## Task requirements
Tally up the lines below that include the word "this". Answer with the number alone.

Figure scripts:
==========

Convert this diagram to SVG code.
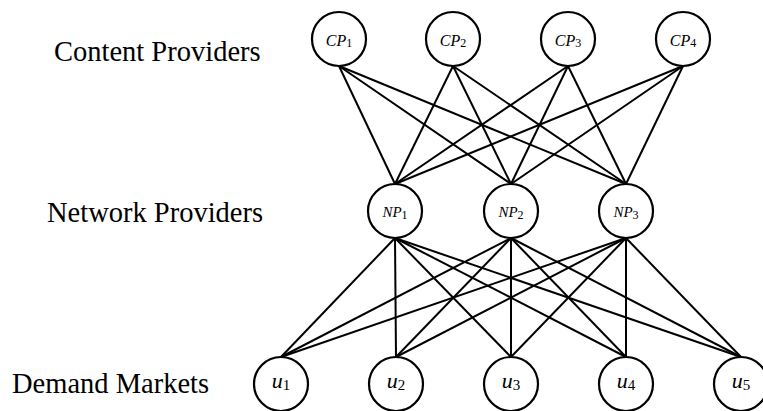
<svg xmlns="http://www.w3.org/2000/svg" width="763" height="411" viewBox="0 0 763 411">
  <style>
    .node circle { fill: #fff; stroke: #000; stroke-width: 2.2; }
    .edge { stroke: #000; stroke-width: 2; fill: none; }
    .tier { font-family: "Liberation Serif", "Times New Roman", serif; font-size: 28.5px; fill: #000; }
    .lbl { font-family: "Liberation Serif", "Times New Roman", serif; font-style: italic; fill: #000; text-anchor: middle; }
    .lbl .sub { font-style: normal; }
  </style>

  <!-- tier captions -->
  <text class="tier" x="54" y="61">Content Providers</text>
  <text class="tier" x="47" y="222">Network Providers</text>
  <text class="tier" x="12" y="393">Demand Markets</text>

  <!-- connectors: every CP to every NP, every NP to every market -->
  <g id="connectors" class="edge">
    <!-- CP -> NP -->
    <line x1="339" y1="66" x2="395" y2="184"/>
    <line x1="339" y1="66" x2="511" y2="184"/>
    <line x1="339" y1="66" x2="626" y2="184"/>
    <line x1="453" y1="66" x2="395" y2="184"/>
    <line x1="453" y1="66" x2="511" y2="184"/>
    <line x1="453" y1="66" x2="626" y2="184"/>
    <line x1="568" y1="66" x2="395" y2="184"/>
    <line x1="568" y1="66" x2="511" y2="184"/>
    <line x1="568" y1="66" x2="626" y2="184"/>
    <line x1="683" y1="66" x2="395" y2="184"/>
    <line x1="683" y1="66" x2="511" y2="184"/>
    <line x1="683" y1="66" x2="626" y2="184"/>
    <!-- NP -> u -->
    <line x1="395" y1="238" x2="281" y2="357"/>
    <line x1="395" y1="238" x2="396" y2="357"/>
    <line x1="395" y1="238" x2="511" y2="357"/>
    <line x1="395" y1="238" x2="626" y2="357"/>
    <line x1="395" y1="238" x2="741" y2="357"/>
    <line x1="511" y1="238" x2="281" y2="357"/>
    <line x1="511" y1="238" x2="396" y2="357"/>
    <line x1="511" y1="238" x2="511" y2="357"/>
    <line x1="511" y1="238" x2="626" y2="357"/>
    <line x1="511" y1="238" x2="741" y2="357"/>
    <line x1="626" y1="238" x2="281" y2="357"/>
    <line x1="626" y1="238" x2="396" y2="357"/>
    <line x1="626" y1="238" x2="511" y2="357"/>
    <line x1="626" y1="238" x2="626" y2="357"/>
    <line x1="626" y1="238" x2="741" y2="357"/>
  </g>

  <!-- content providers -->
  <g id="cp1" class="node"><circle cx="339" cy="39" r="27"/><text class="lbl" x="339" y="46" font-size="16">CP<tspan class="sub" font-size="12" dy="1">1</tspan></text></g>
  <g id="cp2" class="node"><circle cx="453" cy="39" r="27"/><text class="lbl" x="453" y="46" font-size="16">CP<tspan class="sub" font-size="12" dy="1">2</tspan></text></g>
  <g id="cp3" class="node"><circle cx="568" cy="39" r="27"/><text class="lbl" x="568" y="46" font-size="16">CP<tspan class="sub" font-size="12" dy="1">3</tspan></text></g>
  <g id="cp4" class="node"><circle cx="683" cy="39" r="27"/><text class="lbl" x="683" y="46" font-size="16">CP<tspan class="sub" font-size="12" dy="1">4</tspan></text></g>

  <!-- network providers -->
  <g id="np1" class="node"><circle cx="395" cy="211" r="27"/><text class="lbl" x="395" y="217" font-size="15">NP<tspan class="sub" font-size="12" dy="2">1</tspan></text></g>
  <g id="np2" class="node"><circle cx="511" cy="211" r="27"/><text class="lbl" x="511" y="217" font-size="15">NP<tspan class="sub" font-size="12" dy="2">2</tspan></text></g>
  <g id="np3" class="node"><circle cx="626" cy="211" r="27"/><text class="lbl" x="626" y="217" font-size="15">NP<tspan class="sub" font-size="12" dy="2">3</tspan></text></g>

  <!-- demand markets -->
  <g id="u1" class="node"><circle cx="281" cy="384" r="27"/><text class="lbl" x="281" y="388" font-size="22">u<tspan class="sub" font-size="15" dy="2">1</tspan></text></g>
  <g id="u2" class="node"><circle cx="396" cy="384" r="27"/><text class="lbl" x="396" y="388" font-size="22">u<tspan class="sub" font-size="15" dy="2">2</tspan></text></g>
  <g id="u3" class="node"><circle cx="511" cy="384" r="27"/><text class="lbl" x="511" y="388" font-size="22">u<tspan class="sub" font-size="15" dy="2">3</tspan></text></g>
  <g id="u4" class="node"><circle cx="626" cy="384" r="27"/><text class="lbl" x="626" y="388" font-size="22">u<tspan class="sub" font-size="15" dy="2">4</tspan></text></g>
  <g id="u5" class="node"><circle cx="741" cy="384" r="27"/><text class="lbl" x="741" y="388" font-size="22">u<tspan class="sub" font-size="15" dy="2">5</tspan></text></g>
</svg>
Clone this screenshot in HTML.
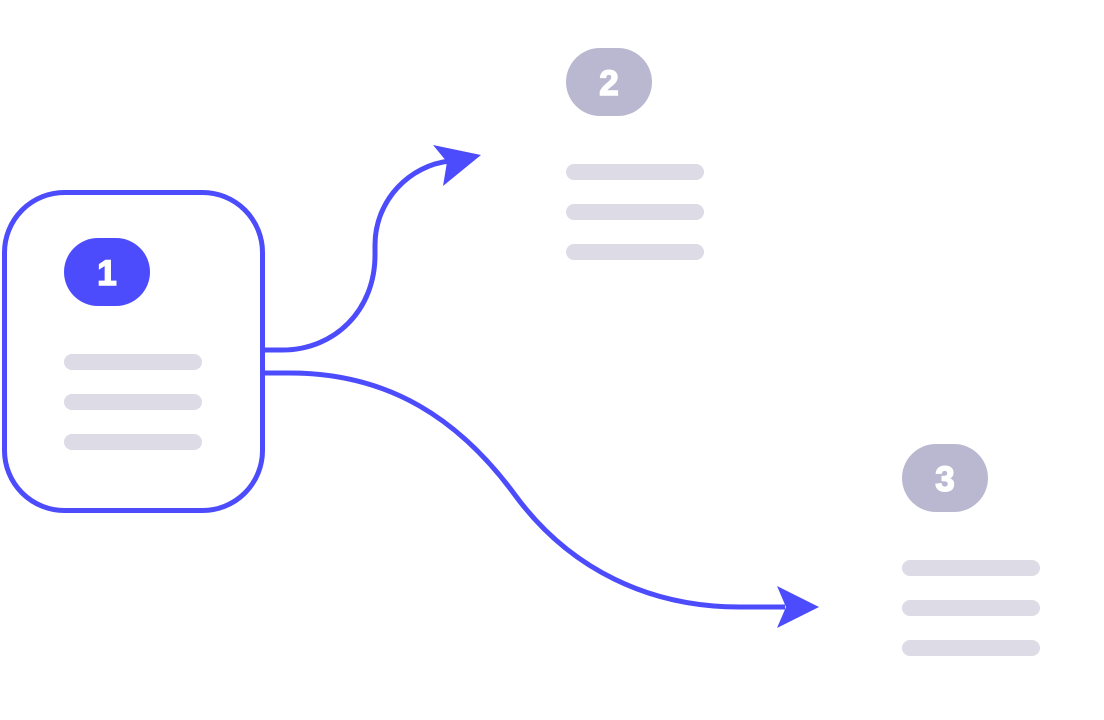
<!DOCTYPE html>
<html><head><meta charset="utf-8"><style>
html,body{margin:0;padding:0;background:#fff;width:1104px;height:720px;overflow:hidden}
</style></head><body>
<svg width="1104" height="720" viewBox="0 0 1104 720" xmlns="http://www.w3.org/2000/svg">
<rect x="4.5" y="192.5" width="258" height="318" rx="60" fill="#fff" stroke="#4c4cfc" stroke-width="5"/>
<rect x="64" y="238" width="86" height="68" rx="34" fill="#4c4cfc"/>
<text x="107" y="285" text-anchor="middle" font-family="Liberation Sans, sans-serif" font-weight="bold" font-size="35" fill="#fff" stroke="#fff" stroke-width="1.5">1</text>
<g fill="#dcdbe6">
<rect x="64" y="354" width="138" height="16" rx="8"/>
<rect x="64" y="394" width="138" height="16" rx="8"/>
<rect x="64" y="434" width="138" height="16" rx="8"/>
<rect x="566" y="164" width="138" height="16" rx="8"/>
<rect x="566" y="204" width="138" height="16" rx="8"/>
<rect x="566" y="244" width="138" height="16" rx="8"/>
<rect x="902" y="560" width="138" height="16" rx="8"/>
<rect x="902" y="600" width="138" height="16" rx="8"/>
<rect x="902" y="640" width="138" height="16" rx="8"/>
</g>
<rect x="566" y="48" width="86" height="68" rx="34" fill="#b9b8d0"/>
<text x="609" y="95" text-anchor="middle" font-family="Liberation Sans, sans-serif" font-weight="bold" font-size="35" fill="#fff" stroke="#fff" stroke-width="1.5">2</text>
<rect x="902" y="444" width="86" height="68" rx="34" fill="#b9b8d0"/>
<text x="945" y="491" text-anchor="middle" font-family="Liberation Sans, sans-serif" font-weight="bold" font-size="35" fill="#fff" stroke="#fff" stroke-width="1.5">3</text>
<g fill="none" stroke="#4c4cfc" stroke-width="5">
<path d="M264 350 H282 C335 350 375 310 375 255 V245 C375 200 410 165 450 161"/>
<path d="M264 373 H290 C390 373 460 420 515 495 C570 570 650 607 740 607 H785"/>
</g>
<g fill="#4c4cfc">
<polygon points="481,155 433,145 447,162 443,186"/>
<polygon points="819,607 777,586 786,607 777,628"/>
</g>
</svg>
</body></html>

==========

## Answer below
2